The Times Higher award panel cited Ms Francois' innovative approach to using pictorial resources created by artists and storytelling mechanisms to explore cultural understanding and wellbeing with both undergraduate and postgraduate students.
Alongside her teaching, the panel also praised her work as academic lead for the Harnessing BAME Mental Health Nurses' Talent programme, part-funded by the Burdett Trust for Nursing. The scheme offers mental health nurses from BAME backgrounds an opportunity to build leadership skills and confidence to move into management positions. The inclusivity champion's work in this area led to her being awarded a National Teaching Fellowship earlier this year, as well as being shortlisted for a Royal College of Nursing Institute award in 2019.
Being recognised for her efforts to create a more inclusive curriculum through innovative teaching practice was a real honour, Ms Francois said. "It's a surreal feeling but I'm so proud of the journey we have gone on. I always want to contextualise teaching around students' own experiences and make it meaningful for the individual through the strategies we put in place.
"Innovation for me is about making what is being taught real and enabling students to express themselves. As a student or in practice, it's about enabling discussions and finding out more about how each individual will respond to ensure we can effectively support that learning - removing barriers to success and providing the tools and confidence to progress."
In making the award, judges said they were highly impressed by Ms Francois' efforts to build resilience and self-efficacy for her students. "Her undergraduate and postgraduate work transcends cultural differences, creating an inclusive environment in which students can flourish," the judges said. "Her reach and her creativity demonstrably extend beyond higher education with her reflection toolkit to support BAME leadership development, which has been taken up for use in the NHS."
In other highlights from this year's awards, Kingston University's progressive approach towards supporting the military community saw it shortlisted in the Widening Participation or Outreach Initiative of the Year category.
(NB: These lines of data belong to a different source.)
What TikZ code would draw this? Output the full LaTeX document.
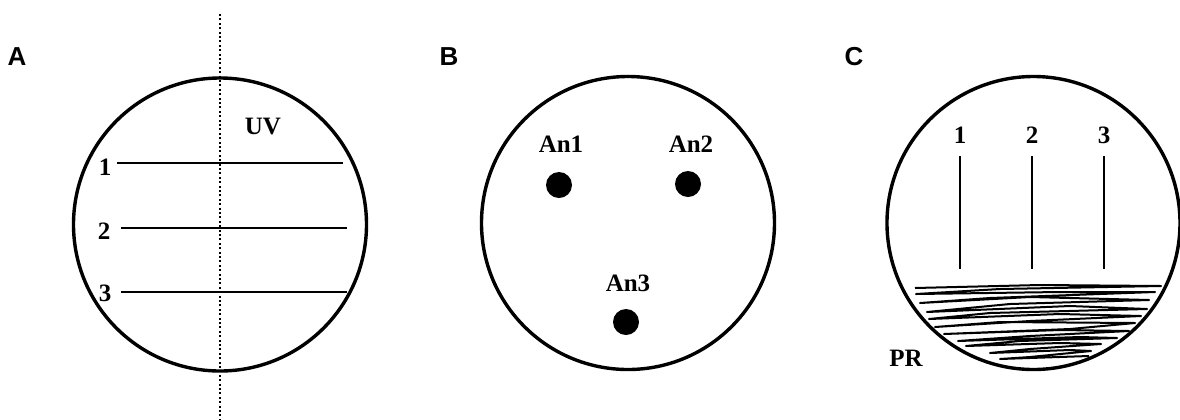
\documentclass[tikz,border=0pt]{standalone}
\usepackage{fontspec}
\setmainfont{Liberation Serif}
\newfontfamily\panelfont{Liberation Sans}
\usetikzlibrary{positioning}

\begin{document}
\begin{tikzpicture}[x=0.5pt, y=-0.5pt,
  dish/.style={circle, draw, line width=1.7pt, minimum size=146.5pt, inner sep=0pt},
  panel/.style={font=\panelfont\fontsize{13}{15}\selectfont\bfseries, inner sep=0pt},
  lbl/.style={font=\fontsize{12.5}{15}\selectfont\bfseries, inner sep=0pt},
  streak/.style={line width=1.1pt},
  colony/.style={circle, fill, minimum size=13pt, inner sep=0pt},
  uvline/.style={line width=1.1pt, dash pattern=on 1pt off 1.2pt}]
\useasboundingbox (0,0) rectangle (1180,419);
% Panel A: streaks across the UV boundary
\node[panel] (labA) at (17,57) {A};
\node[dish] (dishA) at (220,224.5) {};
\coordinate (uvtop) at (220,14);
\coordinate (uvbot) at (220,419);
\draw[uvline] (uvtop) -- (uvbot);
\node[lbl] (uv) at (263,126) {UV};
\foreach \n/\y/\xa/\xb in {1/163/117/343, 2/228/121/347, 3/292/121/347}{
  \coordinate (sA\n) at (\xa,\y);
  \coordinate (eA\n) at (\xb,\y);
  \draw[streak] (sA\n) -- (eA\n);
}
\node[lbl] (nA1) at (105,167) {1};
\node[lbl] (nA2) at (104,231) {2};
\node[lbl] (nA3) at (105,293) {3};
% Panel B: spotted colonies
\node[panel] (labB) at (449,57) {B};
\node[dish] (dishB) at (628,223) {};
\node[colony] (an1) at (559,185) {};
\node[colony] (an2) at (688,184) {};
\node[colony] (an3) at (626,322) {};
\node[lbl] (tan1) at (561,144) {An1};
\node[lbl] (tan2) at (691,144) {An2};
\node[lbl] (tan3) at (628,283) {An3};
% Panel C: cross streaks over PR lawn
\node[panel] (labC) at (854,57) {C};
\node[dish] (dishC) at (1033.5,223) {};
\foreach \n/\x in {1/960, 2/1032, 3/1104}{
  \coordinate (sC\n) at (\x,156);
  \coordinate (eC\n) at (\x,269);
  \draw[streak] (sC\n) -- (eC\n);
  \node[lbl] (nC\n) at (\x,135) {\n};
}
\draw[line width=1pt, line join=round]
  (915,288) -- (1040,285) -- (1161,286) -- (1000,289) -- (916,294) -- (1060,292)
  -- (1155,292) -- (990,298) -- (920,303) -- (1030,297) -- (1149,300) -- (1010,304)
  -- (927,312) -- (1070,306) -- (1147,309) -- (990,313) -- (929,319) -- (1060,314)
  -- (1141,316) -- (1030,321) -- (935,327) -- (1000,322) -- (1135,323) -- (1070,329)
  -- (944,334) -- (1060,330) -- (1129,331) -- (1030,336) -- (958,341) -- (1080,337)
  -- (1117,338) -- (1020,341) -- (966,346) -- (1060,343) -- (1101,344) -- (1030,349)
  -- (990,353) -- (1070,350) -- (1091,351) -- (1030,357) -- (1000,359) -- (1089,356);
\node[lbl] (pr) at (906,358) {PR};
\end{tikzpicture}
\end{document}
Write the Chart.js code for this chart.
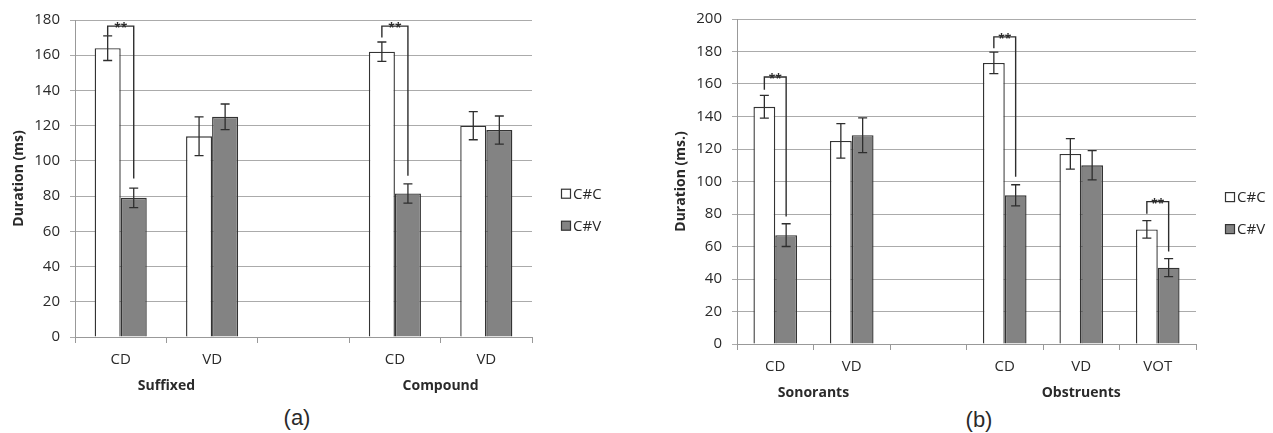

This recognised two initiatives, including Reading Force, which encourages Forces families to connect through shared reading, and a programme that educates trainee teachers about the particular challenges experienced by many armed forces children whose education is often disrupted by regular moves when their parents take up new posts.
A further project shortlisted in the International Collaboration of the Year category involved former Kingston midwifery expert, Dr Lesley Kay, who was invited to be midwifery educator as part of a life-saving twinning project between the Royal College of Midwives and the Bangladesh Midwifery Society.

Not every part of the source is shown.